The purpose of this study is to empirically examine the manner in which companies mitigate negative sentiment in social media and to map the forces that may lead to pre-emptive strategies.
Case studies were drawn from the retail fashion industry using data collected from semi-structured, in-depth interviews with practitioners and a netnographic examination of company artefacts and social media conversations.
The findings identify five principal domains of influence upon which the firms based their approach to social media negativity. The authors suggest that these domains can be fundamentally categorised as either relational domains built on human exchanges or transformational domains rooted in less tangible elements of corporate culture and operational practices that can have a significant impact upon a brand’s socially mediated exchanges.

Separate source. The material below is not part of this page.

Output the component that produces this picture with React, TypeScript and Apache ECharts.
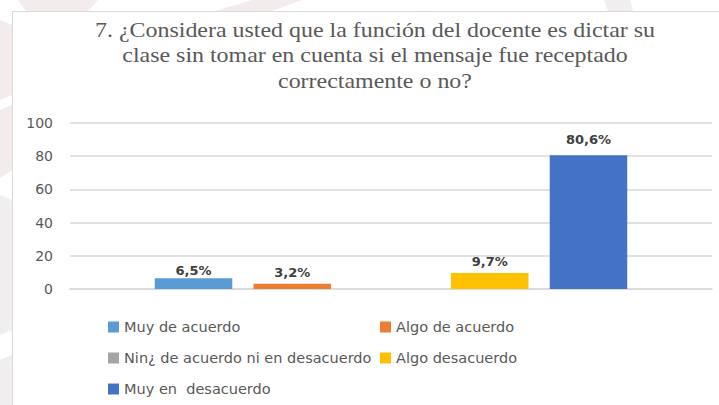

The research provides guidance based on empirical observation of effective strategies utilised by firms, emphasising robust systems integration, a holistic management ethos, and leveraging of third-party alliances.

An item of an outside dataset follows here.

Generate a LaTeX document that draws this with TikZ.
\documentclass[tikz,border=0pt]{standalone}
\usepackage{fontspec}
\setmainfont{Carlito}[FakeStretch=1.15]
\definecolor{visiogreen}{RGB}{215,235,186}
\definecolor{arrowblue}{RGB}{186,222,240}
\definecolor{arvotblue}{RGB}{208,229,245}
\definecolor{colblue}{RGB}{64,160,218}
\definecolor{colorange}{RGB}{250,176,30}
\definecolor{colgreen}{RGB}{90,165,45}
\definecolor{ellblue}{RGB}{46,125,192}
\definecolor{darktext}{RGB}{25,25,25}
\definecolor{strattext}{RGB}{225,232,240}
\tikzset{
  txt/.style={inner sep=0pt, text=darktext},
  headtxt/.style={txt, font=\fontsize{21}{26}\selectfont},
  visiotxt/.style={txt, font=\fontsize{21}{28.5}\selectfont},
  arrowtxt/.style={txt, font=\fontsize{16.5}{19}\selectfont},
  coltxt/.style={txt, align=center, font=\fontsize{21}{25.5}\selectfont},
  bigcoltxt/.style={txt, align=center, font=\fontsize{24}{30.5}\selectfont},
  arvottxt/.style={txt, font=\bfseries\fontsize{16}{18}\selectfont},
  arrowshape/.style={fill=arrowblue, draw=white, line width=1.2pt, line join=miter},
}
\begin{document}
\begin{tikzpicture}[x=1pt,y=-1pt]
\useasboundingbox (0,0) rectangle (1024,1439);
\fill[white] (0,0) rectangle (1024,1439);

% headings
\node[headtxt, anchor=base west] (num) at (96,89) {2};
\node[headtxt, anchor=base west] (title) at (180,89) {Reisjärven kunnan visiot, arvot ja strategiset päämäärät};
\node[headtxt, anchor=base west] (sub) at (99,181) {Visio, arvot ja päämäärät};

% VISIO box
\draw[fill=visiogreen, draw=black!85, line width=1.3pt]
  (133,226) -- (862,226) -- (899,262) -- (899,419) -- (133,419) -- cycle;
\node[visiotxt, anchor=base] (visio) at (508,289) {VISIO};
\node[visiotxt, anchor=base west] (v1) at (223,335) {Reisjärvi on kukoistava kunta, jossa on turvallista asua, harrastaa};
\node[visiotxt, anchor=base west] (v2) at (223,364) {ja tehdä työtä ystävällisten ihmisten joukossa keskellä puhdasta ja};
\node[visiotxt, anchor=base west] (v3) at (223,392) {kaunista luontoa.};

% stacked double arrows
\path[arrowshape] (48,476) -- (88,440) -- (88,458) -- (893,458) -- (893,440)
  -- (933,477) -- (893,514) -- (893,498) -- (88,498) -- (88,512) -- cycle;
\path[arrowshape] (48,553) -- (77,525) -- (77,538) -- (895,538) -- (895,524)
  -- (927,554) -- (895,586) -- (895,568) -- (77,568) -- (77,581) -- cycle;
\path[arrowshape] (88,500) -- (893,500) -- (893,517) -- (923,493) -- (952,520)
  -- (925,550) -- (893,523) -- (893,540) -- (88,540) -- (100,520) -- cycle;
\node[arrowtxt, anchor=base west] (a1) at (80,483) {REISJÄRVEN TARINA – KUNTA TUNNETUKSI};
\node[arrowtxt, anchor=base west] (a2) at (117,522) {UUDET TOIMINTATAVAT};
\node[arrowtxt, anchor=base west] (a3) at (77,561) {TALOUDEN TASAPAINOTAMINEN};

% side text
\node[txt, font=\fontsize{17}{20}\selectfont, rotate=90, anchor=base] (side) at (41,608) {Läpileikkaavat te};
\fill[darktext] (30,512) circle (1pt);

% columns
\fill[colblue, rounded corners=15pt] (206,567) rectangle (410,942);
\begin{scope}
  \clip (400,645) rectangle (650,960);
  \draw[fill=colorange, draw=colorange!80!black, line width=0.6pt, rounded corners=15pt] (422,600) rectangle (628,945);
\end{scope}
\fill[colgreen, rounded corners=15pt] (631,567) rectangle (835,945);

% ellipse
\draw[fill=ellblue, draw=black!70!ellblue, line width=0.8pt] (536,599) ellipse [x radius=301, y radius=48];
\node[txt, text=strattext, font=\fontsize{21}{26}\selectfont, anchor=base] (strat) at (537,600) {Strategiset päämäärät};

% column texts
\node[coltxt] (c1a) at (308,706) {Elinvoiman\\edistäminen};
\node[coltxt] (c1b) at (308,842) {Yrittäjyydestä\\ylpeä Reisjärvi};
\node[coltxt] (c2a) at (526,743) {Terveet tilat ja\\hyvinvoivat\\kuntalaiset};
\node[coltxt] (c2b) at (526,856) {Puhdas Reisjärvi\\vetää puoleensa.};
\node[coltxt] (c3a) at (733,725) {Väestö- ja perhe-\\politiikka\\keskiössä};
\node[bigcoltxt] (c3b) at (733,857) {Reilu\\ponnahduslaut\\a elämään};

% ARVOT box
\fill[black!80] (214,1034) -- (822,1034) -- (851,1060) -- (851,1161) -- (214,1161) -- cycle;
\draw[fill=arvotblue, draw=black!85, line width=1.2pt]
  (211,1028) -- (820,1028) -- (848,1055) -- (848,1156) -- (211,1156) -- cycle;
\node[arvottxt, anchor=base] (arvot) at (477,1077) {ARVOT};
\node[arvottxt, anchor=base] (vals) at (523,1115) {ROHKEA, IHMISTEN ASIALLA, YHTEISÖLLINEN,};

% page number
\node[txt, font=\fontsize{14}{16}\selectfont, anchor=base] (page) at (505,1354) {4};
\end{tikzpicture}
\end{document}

Bringing together disparate cross-disciplinary elements, the research contributes to knowledge by highlighting opportunities for the development of a proactive rather than reactive approach to online brand negativity and deepens the understanding of applied brand management techniques adopted to address negative social media encounters. The authors provide a series of contemporary and empirically grounded recommendations for practitioners that offer substantive insights.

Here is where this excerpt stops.